SAP integrated Joule with its existing document search, which will handle knowledge search activities, too. There’s a high-value search category I can see cloud providers taking on. Search for the best {enterprise app or tool} on Google, and you get a lot of marketing.
Searching for it on AWS, Azure, SAP HANA, IBM, and, yes, GCP could deliver customer reviews and ratings. Usage data and customer profiles could augment reviews, helping business leaders make more informed decisions.
Google is facing a slow decline from 1000 LLMs, taking 0.25% of searches here and 0.5% there.
Companies like Intel and Google face legitimate competitive threats from businesses that got to the AI goldmine first. The Davos crowd knows they face similar threats and aren’t as prepared as Big Tech companies that are struggling to respond.
Competition Is Back Because Cash Isn’t Cheap
Companies are being more intentional and thoughtful about what they build and how. Zero Percent Interest Policy (ZIRP) was a rising tide that lifted all ships. There was so much money that investors punished companies that didn’t invest in as many opportunities as possible. Budgets felt unlimited.
ZIRP has been rapidly replaced by higher for longer monetary policy. There’s a consensus that the US Federal Reserve will lower interest rates this year, but people inside the Fed have said that rate cuts will happen slowly.
Higher for longer doesn’t mean economic doom. Interest rates were at the same level they are now from 1967-1991, 1995-2001, and 2006-2007. Usually, an economic shock drives interest rates down quickly, but this time, a shock hasn’t materialized. The Fed is signaling that rate cuts will happen gradually, and persistent inflation could slow them even further. Higher for longer means business models that depend on easy access to capital or macroeconomic growth factors are in trouble.

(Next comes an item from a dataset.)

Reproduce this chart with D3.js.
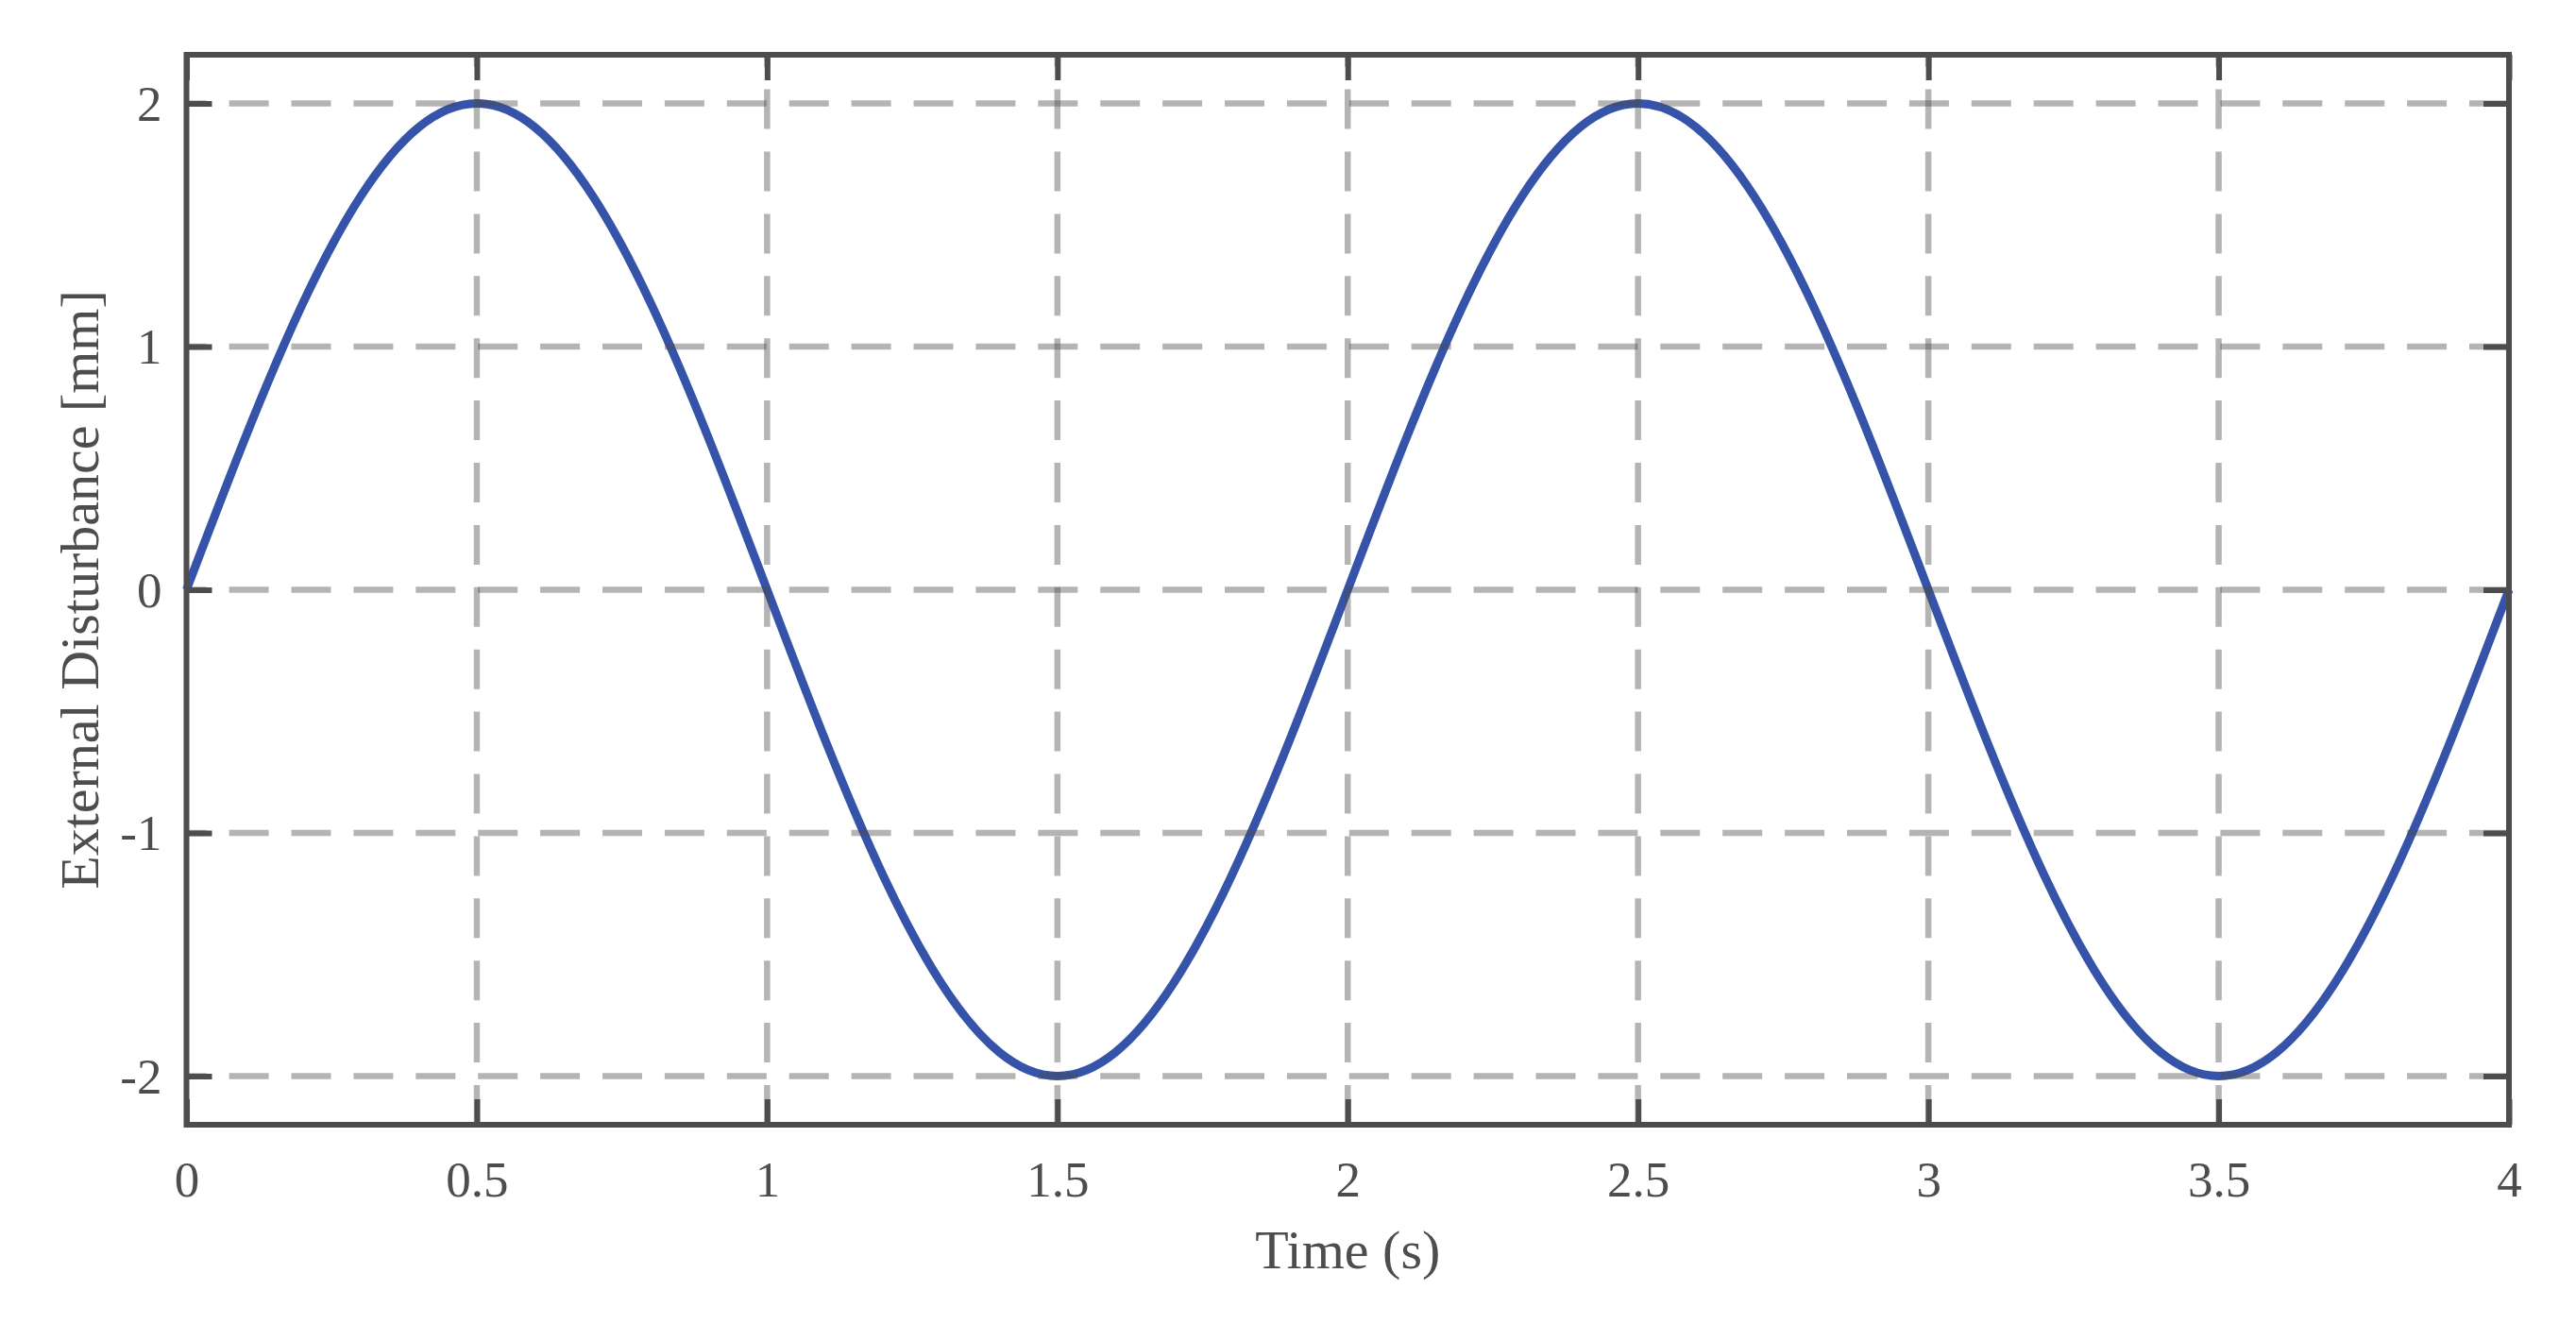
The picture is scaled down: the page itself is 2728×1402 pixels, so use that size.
<!DOCTYPE html>
<html>
<head>
<meta charset="utf-8">
<script src="https://cdn.jsdelivr.net/npm/d3@7"></script>
<style>
html,body{margin:0;padding:0;background:#fff;}
svg{display:block;}
text{font-family:"Liberation Serif","Times New Roman",serif;fill:#4d4d4f;}
</style>
</head>
<body>
<svg id="chart" width="2728" height="1402"></svg>
<script>
// Data
const timeValues = [0,0.1,0.2,0.3,0.4,0.5,0.6,0.7,0.8,0.9,1.0,1.1,1.2,1.3,1.4,1.5,1.6,1.7,1.8,1.9,2.0,
  2.1,2.2,2.3,2.4,2.5,2.6,2.7,2.8,2.9,3.0,3.1,3.2,3.3,3.4,3.5,3.6,3.7,3.8,3.9,4.0];
const disturbanceValues = [0,0.618,1.176,1.618,1.902,2.0,1.902,1.618,1.176,0.618,0,
  -0.618,-1.176,-1.618,-1.902,-2.0,-1.902,-1.618,-1.176,-0.618,0,
  0.618,1.176,1.618,1.902,2.0,1.902,1.618,1.176,0.618,0,
  -0.618,-1.176,-1.618,-1.902,-2.0,-1.902,-1.618,-1.176,-0.618,0];
const xTicks = [0,0.5,1,1.5,2,2.5,3,3.5,4];
const xTickLabels = ["0","0.5","1","1.5","2","2.5","3","3.5","4"];
const yTicks = [-2,-1,0,1,2];
const yTickLabels = ["-2","-1","0","1","2"];
const xLabel = "Time (s)";
const yLabel = "External Disturbance [mm]";

const L = 197.5, R = 2657, T = 58, B = 1191;
const frameColor = "#4d4d4f";
const svg = d3.select("#chart");

const x = d3.scaleLinear().domain([0,4]).range([L,R]);
const y = d3.scaleLinear().domain([-2.2,2.2]).range([B,T]);

const data = timeValues.map((t,i)=>({t:t, v:disturbanceValues[i]}));

// curve
const line = d3.line().x(d=>x(d.t)).y(d=>y(d.v)).curve(d3.curveNatural);
svg.append("path").datum(data)
  .attr("d", line)
  .attr("fill","none")
  .attr("stroke","#3553a8")
  .attr("stroke-width",9)
  .attr("stroke-linejoin","round");

// grid (drawn on top, semi-transparent)
const grid = svg.append("g").attr("stroke", frameColor).attr("stroke-opacity",0.42)
  .attr("stroke-width",6.5).attr("stroke-dasharray","42,23.9").attr("fill","none");
grid.selectAll("line.h").data(yTicks).join("line")
  .attr("x1",R).attr("x2",L).attr("y1",d=>y(d)).attr("y2",d=>y(d));
grid.selectAll("line.v").data(xTicks.filter(d=>d>0&&d<4)).join("line")
  .attr("x1",d=>x(d)).attr("x2",d=>x(d)).attr("y1",B).attr("y2",T);

// axes with inward ticks
const tickLen = 27;
const axB = d3.axisBottom(x).tickValues(xTicks).tickFormat((d,i)=>xTickLabels[i]).tickSizeInner(-tickLen).tickSizeOuter(0).tickPadding(40);
const axL = d3.axisLeft(y).tickValues(yTicks).tickFormat((d,i)=>yTickLabels[i]).tickSizeInner(-tickLen).tickSizeOuter(0).tickPadding(26);
const axT = d3.axisTop(x).tickValues(xTicks).tickFormat("").tickSizeInner(-tickLen).tickSizeOuter(0);
const axR = d3.axisRight(y).tickValues(yTicks).tickFormat("").tickSizeInner(-tickLen).tickSizeOuter(0);

function style(g){
  g.select(".domain").remove();
  g.selectAll(".tick line").attr("stroke",frameColor).attr("stroke-width",6);
  g.selectAll(".tick text").attr("fill",frameColor).style("font-size","53px")
   .style("font-family",'"Liberation Serif","Times New Roman",serif');
}
svg.append("g").attr("transform",`translate(0,${B})`).call(axB).call(style)
  .selectAll(".tick text").attr("y", 1267-B).attr("dy",0);
svg.append("g").attr("transform",`translate(${L},0)`).call(axL).call(style)
  .selectAll(".tick text").attr("dy","0.33em");
svg.append("g").attr("transform",`translate(0,${T})`).call(axT).call(style);
svg.append("g").attr("transform",`translate(${R},0)`).call(axR).call(style);

// frame
svg.append("rect").attr("x",L).attr("y",T).attr("width",R-L).attr("height",B-T)
  .attr("fill","none").attr("stroke",frameColor).attr("stroke-width",6);

// labels
svg.append("text").attr("x",(L+R)/2).attr("y",1343).attr("text-anchor","middle")
  .style("font-size","58px").text(xLabel);
svg.append("text").attr("transform",`translate(104,${(T+B)/2}) rotate(-90)`)
  .attr("text-anchor","middle").style("font-size","58px").text(yLabel);
</script>
</body>
</html>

Higher for longer also means competition is back, with clear winners and losers in each sector. The recent round of bank earnings paints a clear picture. Retail, Enterprise Software, Professional Services, and Big Tech are seeing the same trend.
The Davos crowd is rattled because most executive leaders weren’t in leadership roles the last time competition was this hot. It’s been over 12 years since the last period of heavy competition and even longer since the last period of tight monetary policy. I have heard CxOs and founders say it’s nice to have a few grey hairs in senior leadership right now.
Investors aren’t pressured to put their money into as many bets as possible. The strategy has moved back to best-in-class. In response, companies are winding down unprofitable business units and cutting unprofitable product lines.
I spent the end of 2022 and early 2023 telling people I coach to move their careers closer to revenue and core business lines. I advised CDOs and newly titled CAIOs to move their teams and initiatives closer to revenue growth, supporting the core, and preserving margins. Tracking and evangelizing the data team’s or individual impacts are imperative.
None of this is catastrophic unless the business has failed to prepare for these changes. Based on the current sentiment, it could be that many businesses are out of position and looking for options. Sam Altman said, “Status is a myth.” He believes that companies are either managing transformation to monetize technology or managing a slow decline.
Come on, man. I’m not even that blunt. Keep up that talk; CxOs will start drinking at the office again.
The Changing Talent And Hiring Picture
When revenue isn’t growing, cutting costs is the only way to please investors.